No total, foram apreendidos aos 23 arguidos, em 2020, objetos avaliados em cerca de 65 mil euros. Legalmente, os bens deveriam ter sido doados, vendidos, destruídos ou afetos aos serviços do Estado. Alguns, admitiu em tribunal Ana Paula Silva, foram desviados com a sua "autorização".
Para o MP, os 16 funcionários da AT terão aproveitado as "lacunas" e "falta de controlo e fiscalização" dos processos de gestão dos "perdidos e achados" para, "de modo sistemático e reiterado", "fazer seus os objetos", transportando-os em malas e mochilas que levavam vazias para o local de trabalho.

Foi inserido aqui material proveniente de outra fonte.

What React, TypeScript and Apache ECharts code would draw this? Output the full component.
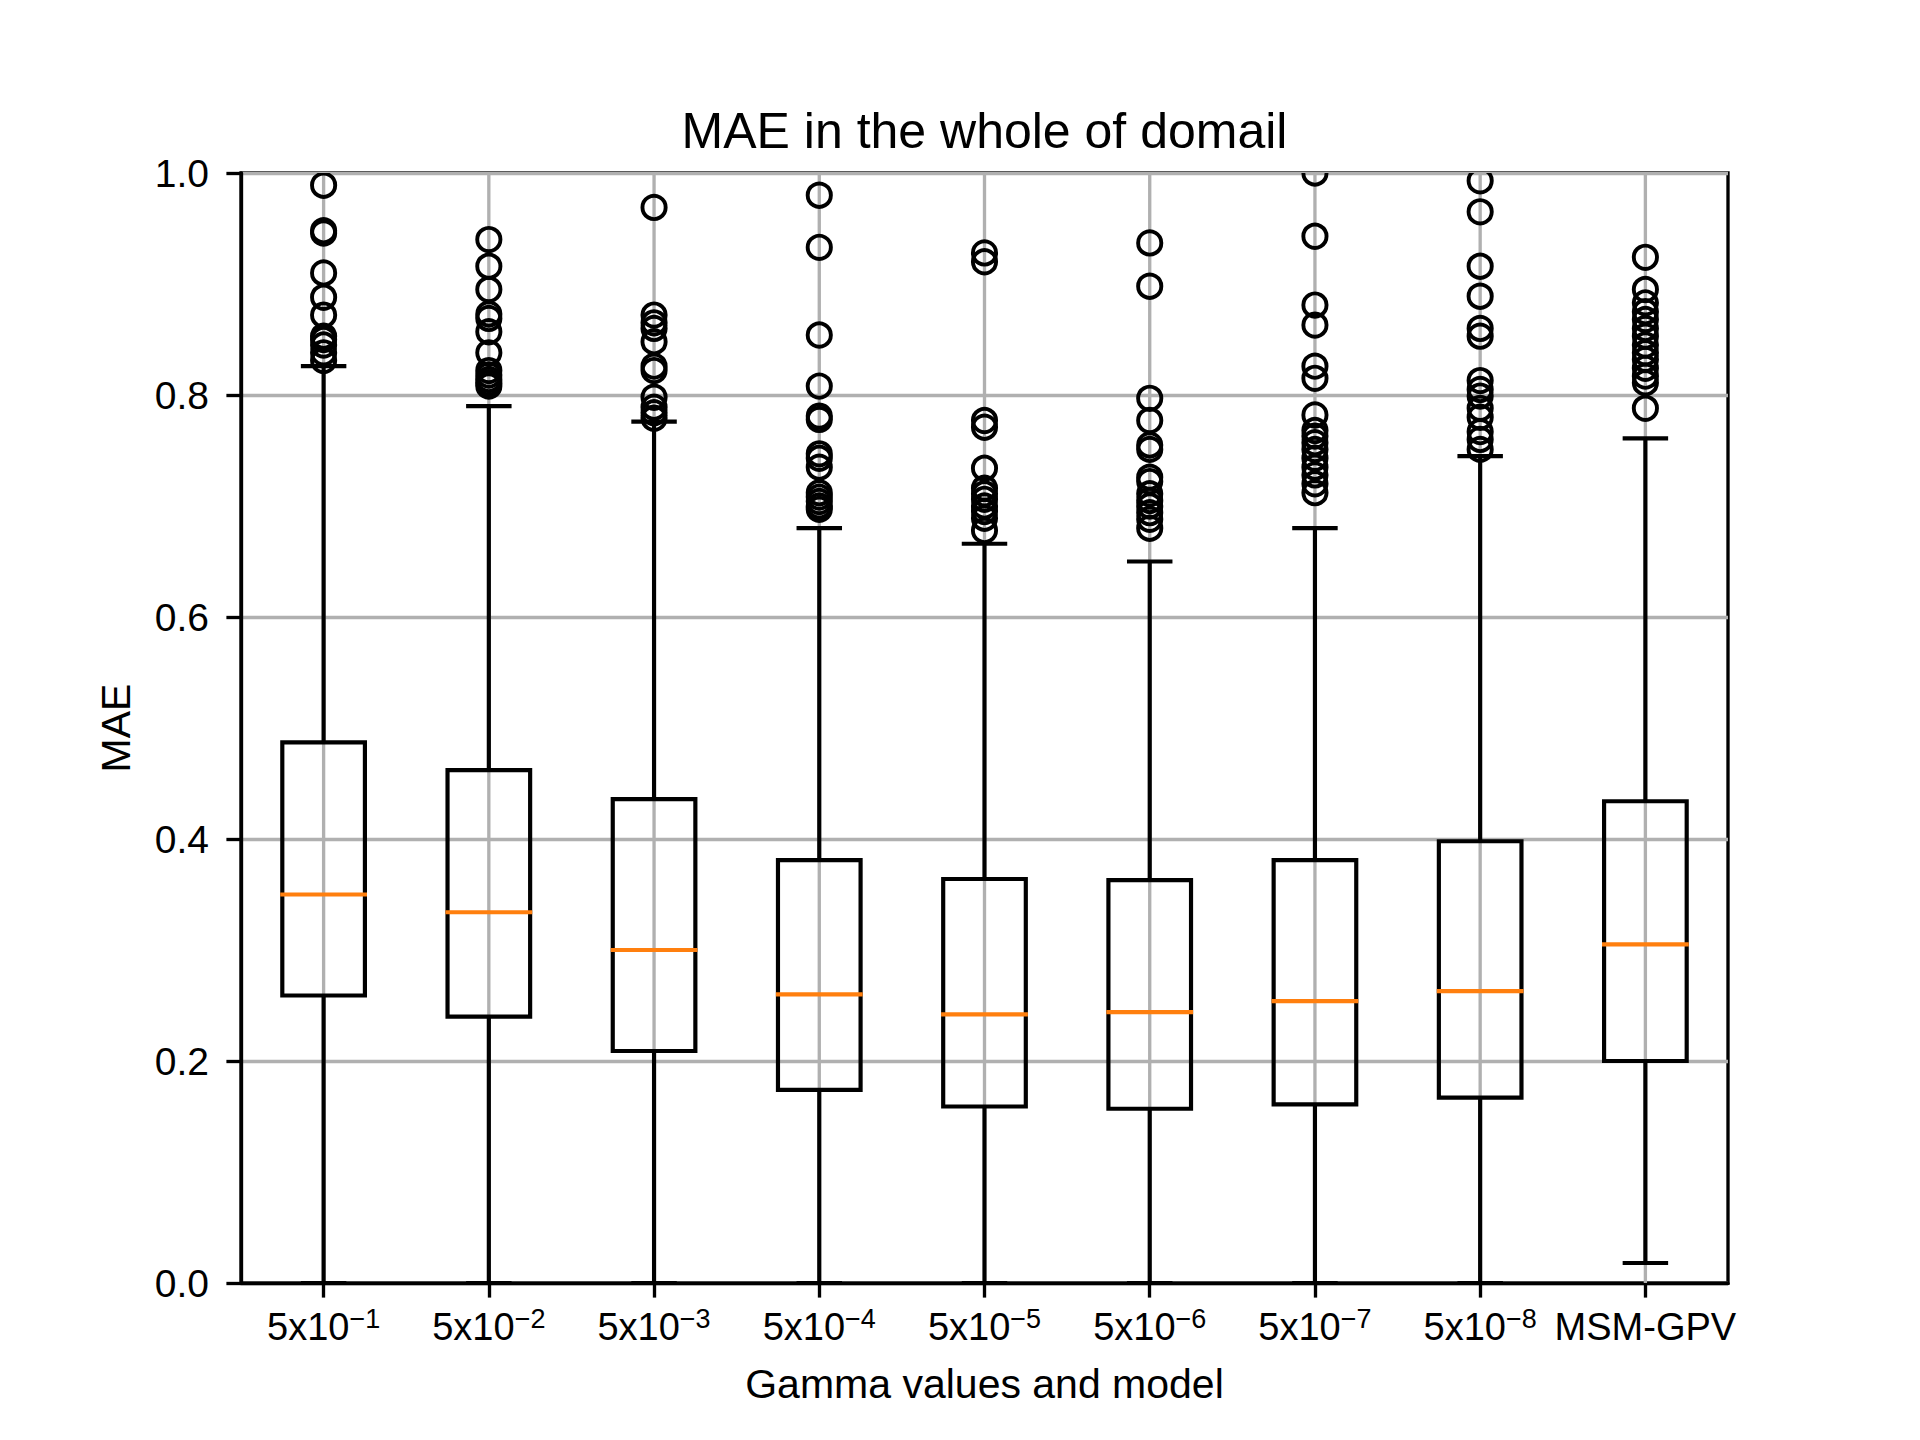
import React, { useEffect, useRef } from 'react';
import * as echarts from 'echarts';

// ---- data ----
const categories = ['5x10^−1', '5x10^−2', '5x10^−3', '5x10^−4', '5x10^−5', '5x10^−6', '5x10^−7', '5x10^−8', 'MSM-GPV'];
const yTicks = [0, 0.2, 0.4, 0.6, 0.8, 1.0];

const lowWhisker = [0.0, 0.0, 0.0, 0.0, 0.0, 0.0, 0.0, 0.0, 0.018];
const q1 = [0.259, 0.240, 0.209, 0.174, 0.159, 0.157, 0.161, 0.167, 0.200];
const median = [0.350, 0.334, 0.300, 0.260, 0.242, 0.244, 0.254, 0.263, 0.305];
const q3 = [0.487, 0.462, 0.436, 0.381, 0.364, 0.363, 0.381, 0.398, 0.434];
const highWhisker = [0.826, 0.790, 0.776, 0.680, 0.666, 0.650, 0.680, 0.745, 0.761];

const outliers1 = [0.989, 0.948, 0.946, 0.910, 0.888, 0.872, 0.853, 0.850, 0.845, 0.838, 0.831];
const outliers2 = [0.940, 0.916, 0.895, 0.873, 0.869, 0.857, 0.838, 0.822, 0.818, 0.814, 0.811, 0.808];
const outliers3 = [0.969, 0.872, 0.865, 0.860, 0.848, 0.826, 0.822, 0.798, 0.789, 0.784, 0.779];
const outliers4 = [0.980, 0.933, 0.854, 0.808, 0.781, 0.778, 0.747, 0.743, 0.735, 0.712, 0.708, 0.704, 0.700, 0.697];
const outliers5 = [0.928, 0.920, 0.777, 0.771, 0.734, 0.716, 0.711, 0.706, 0.700, 0.695, 0.689, 0.678];
const outliers6 = [0.937, 0.898, 0.797, 0.777, 0.755, 0.751, 0.726, 0.722, 0.711, 0.705, 0.700, 0.694, 0.688, 0.680];
const outliers7 = [1.0, 0.943, 0.881, 0.863, 0.826, 0.815, 0.782, 0.768, 0.763, 0.757, 0.751, 0.743, 0.735, 0.728, 0.720, 0.712];
const outliers8 = [0.993, 0.965, 0.916, 0.889, 0.860, 0.853, 0.813, 0.805, 0.799, 0.788, 0.780, 0.767, 0.760, 0.751];
const outliers9 = [0.924, 0.895, 0.883, 0.875, 0.868, 0.860, 0.853, 0.845, 0.838, 0.832, 0.824, 0.817, 0.811, 0.788];
const outlierLists = [outliers1, outliers2, outliers3, outliers4, outliers5, outliers6, outliers7, outliers8, outliers9];

const titleText = 'MAE in the whole of domail';
const xLabel = 'Gamma values and model';
const yLabel = 'MAE';

const FONT = 'Liberation Sans, Arial, sans-serif';
const LW = 4.17;
const SPINE = 3.33;

export default function App() {
  const ref = useRef<HTMLDivElement>(null);
  useEffect(() => {
    if (!ref.current) return;
    const chart = echarts.init(ref.current, null, { renderer: 'svg' });

    const boxData = categories.map((_, i) => [i, lowWhisker[i], q1[i], median[i], q3[i], highWhisker[i]]);
    const gridData = categories.map((_, i) => [i, 0]);
    const outlierData: number[][] = [];
    outlierLists.forEach((list, i) => list.forEach((v) => outlierData.push([i, v])));

    const plotLeft = 241, plotRight = 1728, plotTop = 173, plotBottom = 1283;
    const cxPlot = (plotLeft + plotRight) / 2;

    const option: any = {
      animation: false,
      backgroundColor: '#fff',
      textStyle: { fontFamily: FONT },
      grid: {
        left: plotLeft,
        right: 1920 - plotRight,
        top: plotTop,
        bottom: 1440 - plotBottom,
        show: true,
        borderColor: '#000',
        borderWidth: SPINE,
        backgroundColor: 'transparent',
      },
      xAxis: {
        type: 'category',
        data: categories,
        boundaryGap: true,
        axisLine: { show: true, lineStyle: { color: '#000', width: SPINE } },
        axisTick: { show: true, alignWithLabel: true, length: 14.6, lineStyle: { color: '#000', width: SPINE } },
        splitLine: { show: false },
        axisLabel: {
          interval: 0,
          margin: 22,
          color: '#000',
          fontFamily: FONT,
          formatter: (v: string) => {
            const parts = v.split('^');
            if (parts.length === 2) return '{b|' + parts[0] + '}{s|' + parts[1] + '}';
            return '{b|' + v + '}';
          },
          rich: {
            b: { fontSize: 38, lineHeight: 44, fontFamily: FONT, color: '#000' },
            s: { fontSize: 27, lineHeight: 26, verticalAlign: 'top', fontFamily: FONT, color: '#000' },
          },
        },
      },
      yAxis: {
        type: 'value',
        min: 0,
        max: 1,
        interval: 0.2,
        axisLine: { show: true, lineStyle: { color: '#000', width: SPINE } },
        axisTick: { show: true, length: 14.6, lineStyle: { color: '#000', width: SPINE } },
        axisLabel: {
          margin: 32,
          fontSize: 39,
          color: '#000',
          fontFamily: FONT,
          formatter: (v: number) => {
            const t = yTicks.find((y) => Math.abs(y - v) < 1e-9);
            return (t !== undefined ? t : v).toFixed(1);
          },
        },
        splitLine: { show: true, lineStyle: { color: '#b0b0b0', width: SPINE } },
      },
      graphic: [
        {
          type: 'text',
          x: cxPlot,
          y: 131,
          style: { text: titleText, fontSize: 50, fontFamily: FONT, fill: '#000', align: 'center', verticalAlign: 'middle' },
        },
        {
          type: 'text',
          x: cxPlot,
          y: 1384,
          style: { text: xLabel, fontSize: 41, fontFamily: FONT, fill: '#000', align: 'center', verticalAlign: 'middle' },
        },
        {
          type: 'text',
          x: 116,
          y: (plotTop + plotBottom) / 2,
          rotation: Math.PI / 2,
          style: { text: yLabel, fontSize: 41, fontFamily: FONT, fill: '#000', align: 'center', verticalAlign: 'middle' },
        },
      ],
      series: [
        {
          type: 'custom',
          name: 'vgrid',
          z: 1,
          silent: true,
          data: gridData,
          encode: { x: 0, y: 1 },
          renderItem: (params: any, api: any) => {
            const cs = params.coordSys;
            const cx = api.coord([api.value(0), 0])[0];
            return {
              type: 'line',
              shape: { x1: cx, y1: cs.y, x2: cx, y2: cs.y + cs.height },
              style: { stroke: '#b0b0b0', lineWidth: SPINE },
            };
          },
        },
        {
          type: 'custom',
          name: 'boxes',
          z: 3,
          data: boxData,
          encode: { x: 0, y: [1, 2, 3, 4, 5] },
          renderItem: (params: any, api: any) => {
            const i = api.value(0);
            const cx = api.coord([i, 0])[0];
            const yLow = api.coord([i, api.value(1)])[1];
            const yQ1 = api.coord([i, api.value(2)])[1];
            const yMed = api.coord([i, api.value(3)])[1];
            const yQ3 = api.coord([i, api.value(4)])[1];
            const yHigh = api.coord([i, api.value(5)])[1];
            const band = api.size([1, 0])[0];
            const hw = band * 0.25;
            const cw = band * 0.125;
            const st = { stroke: '#000', lineWidth: LW, fill: 'none' };
            const stCap = { stroke: '#000', lineWidth: LW, lineCap: 'square' };
            return {
              type: 'group',
              children: [
                { type: 'line', shape: { x1: cx, y1: yQ1, x2: cx, y2: yLow }, style: st },
                { type: 'line', shape: { x1: cx, y1: yQ3, x2: cx, y2: yHigh }, style: st },
                { type: 'line', shape: { x1: cx - cw, y1: yLow, x2: cx + cw, y2: yLow }, style: stCap },
                { type: 'line', shape: { x1: cx - cw, y1: yHigh, x2: cx + cw, y2: yHigh }, style: stCap },
                { type: 'rect', shape: { x: cx - hw, y: yQ3, width: 2 * hw, height: yQ1 - yQ3 }, style: { stroke: '#000', lineWidth: LW, fill: 'none', lineJoin: 'miter' } },
                { type: 'line', shape: { x1: cx - hw, y1: yMed, x2: cx + hw, y2: yMed }, style: { stroke: '#ff7f0e', lineWidth: LW, lineCap: 'square' } },
              ],
            };
          },
        },
        {
          type: 'custom',
          name: 'outliers',
          z: 4,
          clip: true,
          data: outlierData,
          encode: { x: 0, y: 1 },
          renderItem: (params: any, api: any) => {
            const p = api.coord([api.value(0), api.value(1)]);
            return {
              type: 'circle',
              shape: { cx: p[0], cy: p[1], r: 11.6 },
              style: { fill: 'none', stroke: '#000', lineWidth: 3.9 },
            };
          },
        },
      ],
    };
    chart.setOption(option);
    return () => chart.dispose();
  }, []);
  return <div ref={ref} style={{ width: 1920, height: 1440, position: 'absolute', left: 0, top: 0, background: '#fff' }} />;
}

O julgamento prossegue hoje, em Lisboa. A maioria dos arguidos optou, para já, por se remeter ao silêncio.
Pormenores
Champanhe em festa
A então coordenadora do setor assegurou que uma dirigente da AT autorizou os funcionários da Alfândega a usarem uma garrafa de champanhe dos "perdidos e achados" na festa de despedida de uma colega.
Cachecol do Benfica
Ana Paula Silva confirmou ainda que autorizou uma outra arguida a levar para casa um cachecol do Benfica. "Não valorizei", justificou no julgamento.
Tabaco desviado
Quatro dos funcionários estão também acusados de falsificação de documento, por terem, segundo o MP, falsificado autos de apreensão para ficarem com malas com tabaco contrabandeado. Terão sido desviadas das placas de recolha de bagagem.